--- begin Collected material ---

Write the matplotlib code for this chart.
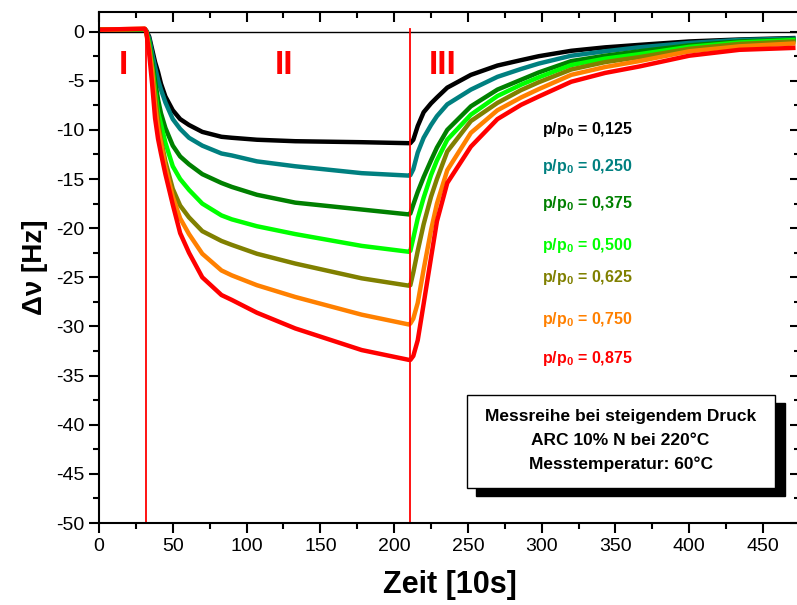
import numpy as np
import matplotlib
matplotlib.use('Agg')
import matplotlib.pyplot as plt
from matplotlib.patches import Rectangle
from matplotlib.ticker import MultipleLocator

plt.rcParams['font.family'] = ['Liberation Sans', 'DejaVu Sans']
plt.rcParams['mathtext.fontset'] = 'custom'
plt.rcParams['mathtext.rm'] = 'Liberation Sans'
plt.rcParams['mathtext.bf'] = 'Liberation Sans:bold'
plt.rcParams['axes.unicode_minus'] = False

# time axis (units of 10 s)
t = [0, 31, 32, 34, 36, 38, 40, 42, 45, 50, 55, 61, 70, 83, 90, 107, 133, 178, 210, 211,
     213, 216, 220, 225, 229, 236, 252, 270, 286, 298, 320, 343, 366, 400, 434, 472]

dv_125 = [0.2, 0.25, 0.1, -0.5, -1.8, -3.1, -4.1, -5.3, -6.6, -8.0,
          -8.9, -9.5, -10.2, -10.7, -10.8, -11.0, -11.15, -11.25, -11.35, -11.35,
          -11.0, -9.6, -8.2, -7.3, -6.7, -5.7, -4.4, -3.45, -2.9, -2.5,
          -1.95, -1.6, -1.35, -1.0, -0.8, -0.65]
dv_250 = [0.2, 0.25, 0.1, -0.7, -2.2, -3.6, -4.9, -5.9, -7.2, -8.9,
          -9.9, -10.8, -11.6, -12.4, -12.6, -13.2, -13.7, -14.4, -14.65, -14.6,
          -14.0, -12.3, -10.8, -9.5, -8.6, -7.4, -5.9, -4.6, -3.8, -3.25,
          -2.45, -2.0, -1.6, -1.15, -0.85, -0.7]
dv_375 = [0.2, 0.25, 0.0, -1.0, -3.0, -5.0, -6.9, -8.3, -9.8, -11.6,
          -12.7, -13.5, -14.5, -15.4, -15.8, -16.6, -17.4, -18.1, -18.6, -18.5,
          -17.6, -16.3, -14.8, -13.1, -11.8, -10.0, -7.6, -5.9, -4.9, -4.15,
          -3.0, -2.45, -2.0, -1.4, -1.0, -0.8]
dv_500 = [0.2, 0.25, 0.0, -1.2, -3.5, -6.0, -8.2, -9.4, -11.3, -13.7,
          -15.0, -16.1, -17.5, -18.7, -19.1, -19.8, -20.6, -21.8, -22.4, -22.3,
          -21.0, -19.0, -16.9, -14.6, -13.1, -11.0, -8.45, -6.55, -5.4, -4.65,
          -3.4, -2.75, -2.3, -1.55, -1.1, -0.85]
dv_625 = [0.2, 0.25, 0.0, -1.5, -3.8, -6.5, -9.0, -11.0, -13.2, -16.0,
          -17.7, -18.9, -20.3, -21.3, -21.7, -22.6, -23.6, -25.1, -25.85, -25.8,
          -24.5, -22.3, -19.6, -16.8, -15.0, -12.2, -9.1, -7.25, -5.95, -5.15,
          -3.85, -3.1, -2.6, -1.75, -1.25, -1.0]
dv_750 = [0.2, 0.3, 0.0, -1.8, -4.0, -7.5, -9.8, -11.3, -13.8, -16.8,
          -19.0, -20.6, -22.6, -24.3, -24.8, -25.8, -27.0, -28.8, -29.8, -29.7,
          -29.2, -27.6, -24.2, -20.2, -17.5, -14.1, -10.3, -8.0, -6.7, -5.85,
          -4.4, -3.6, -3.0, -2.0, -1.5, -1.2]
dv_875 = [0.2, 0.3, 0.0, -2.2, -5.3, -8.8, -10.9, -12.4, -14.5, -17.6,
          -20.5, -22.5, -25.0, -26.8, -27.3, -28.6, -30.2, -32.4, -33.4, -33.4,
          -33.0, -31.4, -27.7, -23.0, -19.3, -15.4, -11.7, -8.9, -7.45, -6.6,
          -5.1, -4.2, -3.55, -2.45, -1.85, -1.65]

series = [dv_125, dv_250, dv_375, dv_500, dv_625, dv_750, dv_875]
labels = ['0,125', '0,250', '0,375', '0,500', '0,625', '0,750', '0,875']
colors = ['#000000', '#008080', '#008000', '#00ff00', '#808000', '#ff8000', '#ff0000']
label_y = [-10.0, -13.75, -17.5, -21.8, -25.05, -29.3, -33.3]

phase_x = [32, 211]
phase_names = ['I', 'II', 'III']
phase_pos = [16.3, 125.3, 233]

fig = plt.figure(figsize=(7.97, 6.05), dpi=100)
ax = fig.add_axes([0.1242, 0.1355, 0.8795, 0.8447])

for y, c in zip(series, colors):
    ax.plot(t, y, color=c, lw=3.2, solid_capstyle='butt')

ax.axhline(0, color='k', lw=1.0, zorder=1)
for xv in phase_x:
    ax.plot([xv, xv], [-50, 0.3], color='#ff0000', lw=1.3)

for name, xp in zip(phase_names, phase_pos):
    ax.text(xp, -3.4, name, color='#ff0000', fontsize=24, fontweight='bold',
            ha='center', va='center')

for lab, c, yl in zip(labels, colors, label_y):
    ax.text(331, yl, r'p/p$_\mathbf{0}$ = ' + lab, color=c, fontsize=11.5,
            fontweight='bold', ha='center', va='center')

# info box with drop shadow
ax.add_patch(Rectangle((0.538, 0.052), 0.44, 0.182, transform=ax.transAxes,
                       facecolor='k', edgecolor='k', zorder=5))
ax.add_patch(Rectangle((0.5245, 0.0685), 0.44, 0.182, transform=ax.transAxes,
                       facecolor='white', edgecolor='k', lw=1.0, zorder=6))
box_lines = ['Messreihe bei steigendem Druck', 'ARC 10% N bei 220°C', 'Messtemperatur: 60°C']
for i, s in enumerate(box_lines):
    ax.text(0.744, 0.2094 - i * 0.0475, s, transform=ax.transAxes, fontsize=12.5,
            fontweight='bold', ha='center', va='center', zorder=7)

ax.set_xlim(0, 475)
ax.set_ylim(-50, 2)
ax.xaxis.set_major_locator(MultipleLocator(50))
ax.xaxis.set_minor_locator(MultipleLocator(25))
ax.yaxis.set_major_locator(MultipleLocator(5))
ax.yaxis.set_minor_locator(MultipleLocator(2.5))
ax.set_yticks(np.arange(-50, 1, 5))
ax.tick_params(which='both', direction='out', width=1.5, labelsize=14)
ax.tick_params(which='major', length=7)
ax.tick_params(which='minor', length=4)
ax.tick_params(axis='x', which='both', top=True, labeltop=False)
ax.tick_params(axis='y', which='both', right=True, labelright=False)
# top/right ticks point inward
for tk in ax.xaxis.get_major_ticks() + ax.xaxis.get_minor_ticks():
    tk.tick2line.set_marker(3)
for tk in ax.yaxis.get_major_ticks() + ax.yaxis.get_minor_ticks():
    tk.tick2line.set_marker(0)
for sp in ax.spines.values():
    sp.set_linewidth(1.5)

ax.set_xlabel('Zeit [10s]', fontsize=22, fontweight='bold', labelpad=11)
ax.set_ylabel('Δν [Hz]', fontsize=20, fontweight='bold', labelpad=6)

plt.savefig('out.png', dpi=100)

--- end Collected material ---

* _Given exercise_: Begin at the top of the material above and output each line exactly, stopping after the line that holds "plt.rcParams['axes.unicode_minus'] = False". Leave out pictures.

* _Result for this exercise_:
Write the matplotlib code for this chart.
import numpy as np
import matplotlib
matplotlib.use('Agg')
import matplotlib.pyplot as plt
from matplotlib.patches import Rectangle
from matplotlib.ticker import MultipleLocator

plt.rcParams['font.family'] = ['Liberation Sans', 'DejaVu Sans']
plt.rcParams['mathtext.fontset'] = 'custom'
plt.rcParams['mathtext.rm'] = 'Liberation Sans'
plt.rcParams['mathtext.bf'] = 'Liberation Sans:bold'
plt.rcParams['axes.unicode_minus'] = False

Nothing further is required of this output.